Le programme de secrétariat attire essentiellement des étudiantes. (Photo fournie par les PSST)

 

En plus, les jeunes qui nous viennent nous les supportons beaucoup pour leur permettre d’apprendre quelque chose. Quelquefois c’est un problème d’argent ou toute autre chose qui demande un plus, un accompagnement de plus près. Donc, nous ne pourrions satisfaire tout le monde au même moment. Alors, nous pouvons dire que l’école atteint son objectif à un pourcentage plus ou moins élevé, il nous reste beaucoup à faire en améliorant progressivement la qualité du service offert et en cherchant à trouver de meilleurs modes d’accompagnement.

AQANU- Quelle est la provenance de sa clientèle ?

Sœur Jeudy – À 95%, ils viennent des paysans dans les mornes de Rivière-Froide ou dans les autres zones avoisinantes. Souvent, ils sont hébergés dans leur famille à Carrefour ou dans les environs.

AQANU – Quelles sont leurs possibilités actuelles de trouver de l’emploi ?

Sœur Jeudy – Il y a des organisations qui sollicitent des professionnels que ce soit en secrétariat ou en technique agricole. Dans le temps, très souvent après leur stage, les institutions les embauchent. Mais pour l’instant à cause de la situation chaotique du pays il est plus difficile pour eux de trouver un emploi après leurs études professionnelles. Cependant, il y en a qui créent leurs propres affaires pour subvenir à leurs besoins primaires.

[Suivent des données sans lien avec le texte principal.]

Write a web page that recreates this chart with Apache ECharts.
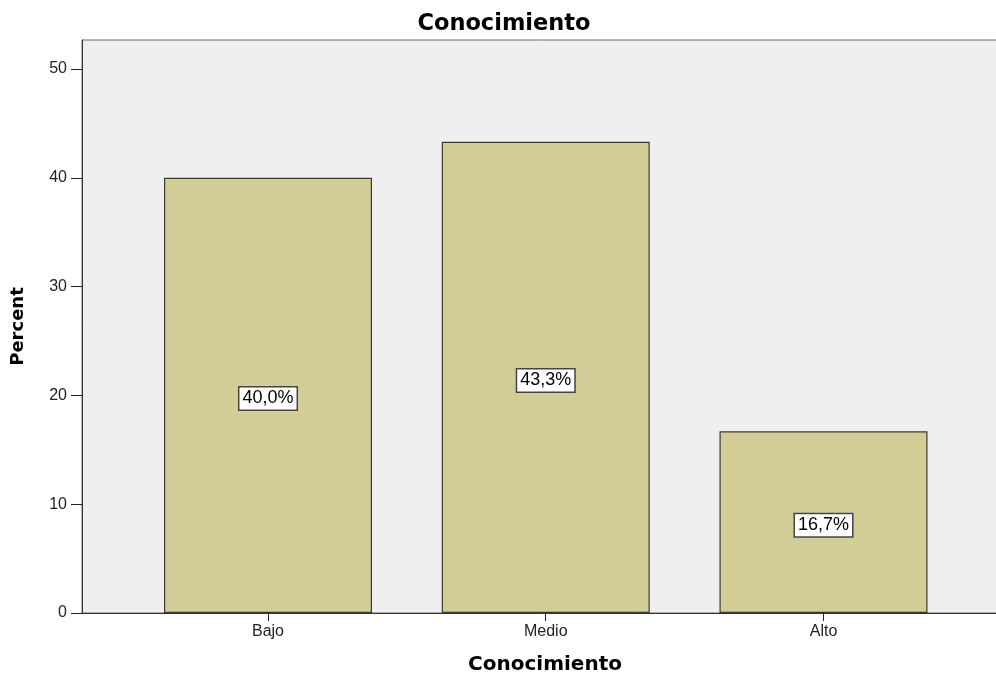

Trente-trois jeunes ont reçu leur diplôme lors d’une collation des grades en août dernier. (Photo fournie par les PSST)

AQANU – Quels sont les défis actuels pour la Direction de l’École et pour les étudiantes et étudiants ?

Sœur Jeudy – Actuellement, la Direction se confronte à de nombreux défis. Les différents revenus, ceux de l’AQANU et d’autres, nous permettent de couvrir certains frais et doter l’école des matériels nécessaires, certes, mais il est toujours pénible pour nous de répondre comme cela doit à la rémunération des formateurs à la fin de l’année. C’est en réalité une souffrance pour nous et cette situation ralentit la bonne marche de l’école.

AQANU – Quelle a été l’importance du soutien de l’AQANU dans le fonctionnement de l’École ?

Sœur Jeudy – AQANU joue un grand rôle dans la vie de l’École. Sinon, on ne pourrait pas continuer à travailler. D’ailleurs, la Congrégation des Petites Sœurs remercie grandement AQANU et ses membres pour leur soutien et leur accompagnement, ainsi que la famille Mark Gallagher et toutes celles et ceux qui contribuent au bien-être de l’École.

AQANU – Bien avant la construction de l’École, votre communauté des PSST et l’AQANU avaient tissé de liens de partenariat dans de nombreux projets, comme l’aménagement de la cuisine de l’école Saint-François-de-Sales, le soutien à la scolarité des élèves de cette école, le financement de votre mission post-trauma après le séisme, de l’atelier de cierges et l’atelier André-David, etc. Que vous a apporté, à vous et aux populations que vous desservez le partenariat avec l’AQANU ?

Sœur Jeudy – Je remercie AQANU pour son aide à la congrégation des PSST spécialement et à la communauté haïtienne depuis plusieurs années et jusqu’à présent.

Un grand merci à chaque membre de l’Association québécoise et au gouvernement canadien pour son soutien dans la formation de la jeunesse haïtienne et le progrès envisagé pour les paysans de nos mornes.

Vous avez contribué dans l’avancement de nos missions à travers le pays qui ne sont pas aussi faciles surtout en ces derniers temps.

En ce qui concerne les écoles, à l’école Saint-François-de-Sales, les activités marchent plutôt bien pour le soutien scolaire. Les enfants progressent malgré tout. L’atelier David est en fonction certes, mais il est inachevé par manque de moyen économique de la congrégation.